The most important investment a campaign can make is its staff. Senator Jones’ campaign staff is composed of nearly 35 percent people of color (the state population is 26 percent). On his Senate staff, currently 14 out of his 44 staff members, or 31.8 percent are Black. Jones is tied with Senator Cory Booker for the highest percentage of African American staff among Senate Democrats, according to the Senate Diversity Initiative Survey.

He’s not just employing Black people; he’s appointing them to positions of leadership, too. Doug Jones’ Senior Campaign Advisor is an African-American woman. He also hired Chief of Staff Dana Gresham, a Parker High School graduate who we are so proud of, who is the only African American in his position among all Senate Democrat offices. In addition, all three of the Senator’s Regional Directors in his offices across Alabama are African American.

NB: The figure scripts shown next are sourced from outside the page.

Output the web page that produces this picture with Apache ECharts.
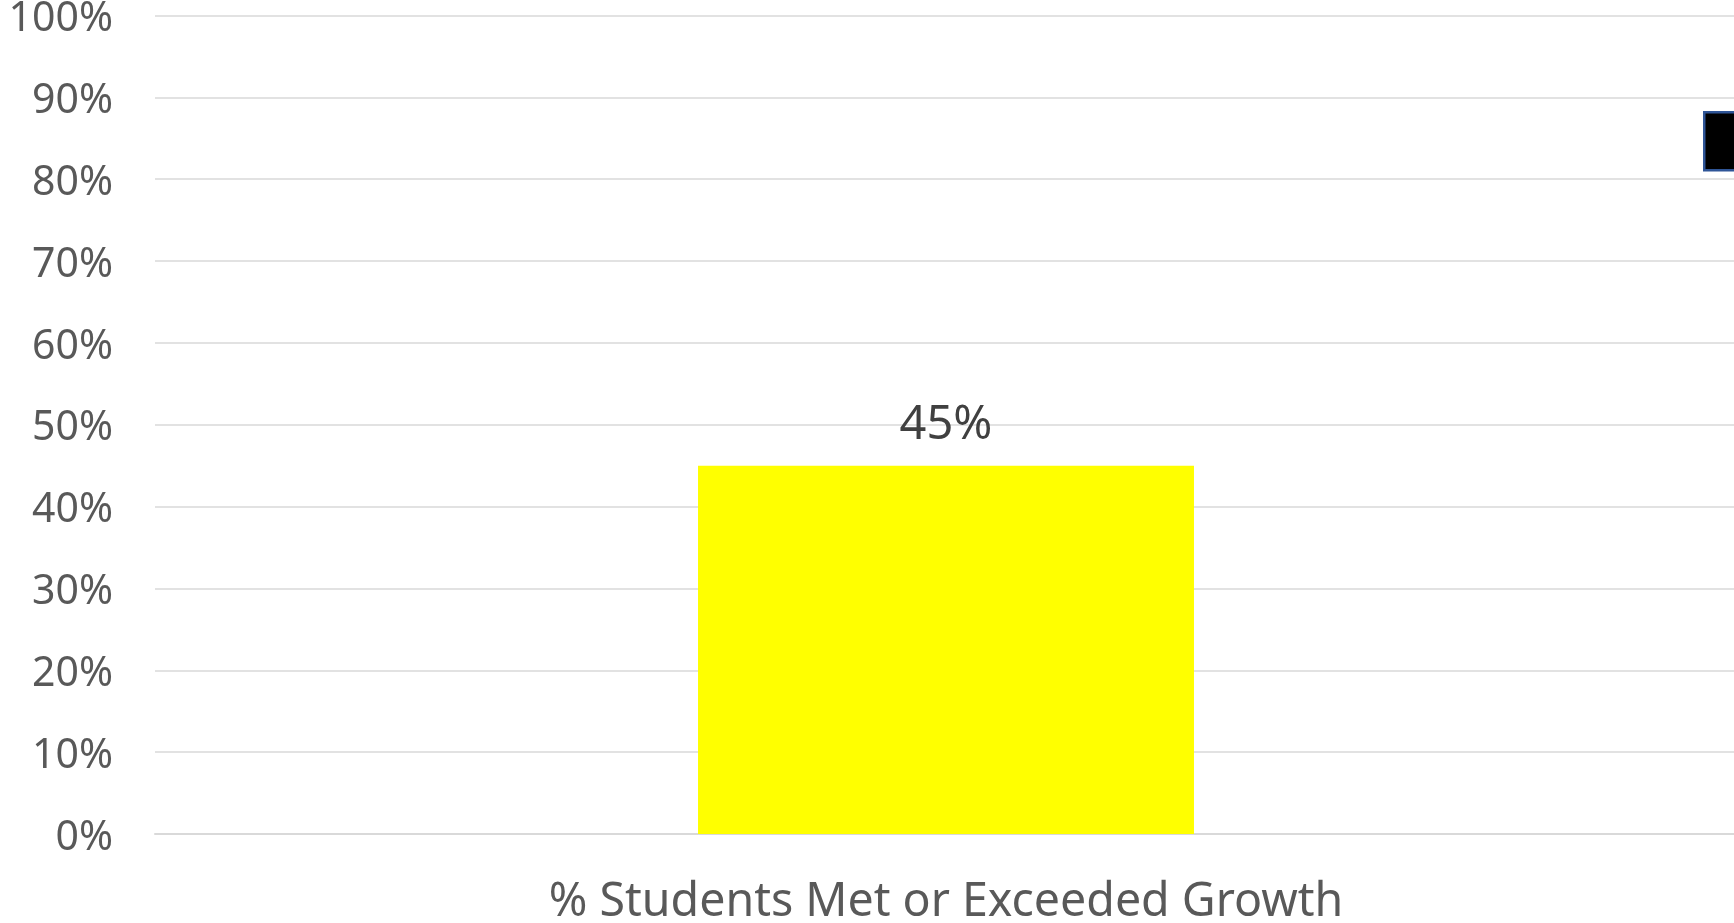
<!DOCTYPE html>
<html><head><meta charset="utf-8">
<script src="https://cdn.jsdelivr.net/npm/echarts@6/dist/echarts.min.js"></script>
<style>html,body{margin:0;padding:0;background:#fff}#c{width:1734px;height:923px}</style>
</head><body><div id="c"></div>
<script>
const categories = ['% Students Met or Exceeded Growth'];
const values = [45];
const yTicks = [0, 10, 20, 30, 40, 50, 60, 70, 80, 90, 100];

const chart = echarts.init(document.getElementById('c'));
chart.setOption({
  animation: false,
  textStyle: { fontFamily: 'Noto Sans' },
  grid: { left: 155, right: -3, top: 15.5, bottom: 89, containLabel: false, outerBoundsMode: 'none' },
  xAxis: {
    type: 'category', data: categories,
    axisLine: { show: true, lineStyle: { color: '#d9d9d9', width: 2 } },
    axisTick: { show: false },
    axisLabel: { color: '#595959', fontSize: 46.5, margin: 45, fontFamily: 'Noto Sans' }
  },
  yAxis: {
    type: 'value', min: yTicks[0], max: yTicks[yTicks.length - 1], interval: 10,
    axisLine: { show: false }, axisTick: { show: false },
    splitLine: { lineStyle: { color: '#d9d9d9', width: 1.5 } },
    axisLabel: { color: '#595959', fontSize: 41, margin: 42, verticalAlign: 'top', lineHeight: 8, formatter: v => v + '%', fontFamily: 'Noto Sans' }
  },
  series: [{
    type: 'bar', data: values, barWidth: '31.35%',
    itemStyle: { color: '#ffff00' },
    label: { show: true, position: 'top', distance: 17, color: '#404040', fontSize: 47, formatter: p => p.value + '%', fontFamily: 'Noto Sans' }
  }],
  graphic: [{
    type: 'rect', left: 1703, top: 111,
    shape: { width: 40, height: 58 },
    style: { fill: '#000000', stroke: '#2f5597', lineWidth: 2.5 }
  }]
});
</script></body></html>
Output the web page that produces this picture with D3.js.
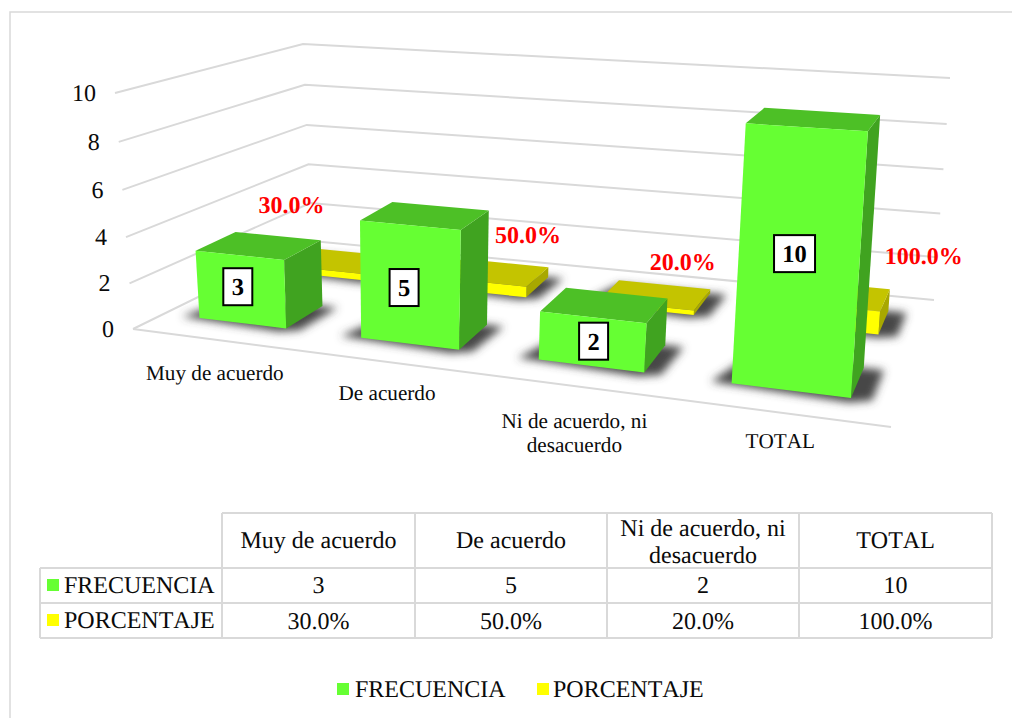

I’ve also spoken with the Senator personally throughout the campaign. He’s enlisted Agency54, which I founded, to assist in his campaign. Agency54 is now led by its president, Martha Bozeman, a Black woman and veteran political strategist. Jones has also engaged other Black-owned businesses as well – from caters to motor coaches to media and other businesses.

Jones’s campaign has funded grassroots and community related events, donated back to school supplies, and even sent over $4.5 million to the Alabama Democratic Party to hire “Get Out the Vote” operatives and grassroots organizations, many of whom are African Americans. Jones knows there’s room for improvement when it comes to doing business with Black-owned businesses and that there’s more work to do.

I’ve known Jones for a long time and can attest to the fact that he is no Johnny-come-lately to supporting the Black community. I first met Jones when he was the newly appointed U.S. Attorney for the Northern District of Alabama. I was a member of the Sixteenth Street Baptist Church committee seeking an attorney to prosecute the remaining KKK members responsible for the bombing of the church and the death of those innocent Four Little Girls. He took on the case to finally hold those murderers accountable and secured justice for those little girls’ families. In doing so, he helped close one of the most painful chapter’s in Birmingham’s history.

I am so proud to call Doug my friend and to see him still seeking justice and equality today as our U.S. Senator. He has put minority communities and Alabama at large first, both through his actions and public service.

But let me be clear: it is the senator’s voting record that will make the biggest impact on our lives and the lives of future generations. It is impossible to look at his record and not conclude that he’s been there for us.

Jones has led or co-led more than 21 pieces of bipartisan legislation that have been signed into law, in addition to introducing or cosponsoring hundreds of other bills. Among these bills are the Jobs and Neighborhood Investment Act, which aims to invest $17.9 billion into minority and low-income communities negatively impacted by the pandemic, the FUTURE Act — which he worked on with Sen. Kamala Harris — that permanently renewed federal funding for our Historically Black Colleges and Universities, and the recent Rapid Coverage for Coronavirus Vaccines Act. He’s continuing to fight for issues, such as education and health care, that matter not just to the Black community but all Alabamians.

Has his campaign done enough to empower Black-owned businesses or Black professionals? I believe both he and we would all say “no.” There’s always more that could be done. But we cannot compare him to the Almighty, we have to compare him to the “alternative;” in this case, Tommy Tuberville. This former football coach makes no apologies for riding the coattails of President Donald J. Trump, who still refuses to condemn white supremacy and asked the extremist group, the Proud Boys, to “stand back and stand by” on live television.  

 

In this one man’s opinion, there’s no question as to which candidate is a true friend to the Black community. And we need to re-elect Doug Jones to the US Senate so he can continue his work of uniting One Alabama.

Dr. Jesse J. Lewis Sr. is founder and publisher emeritus of The Birmingham Times.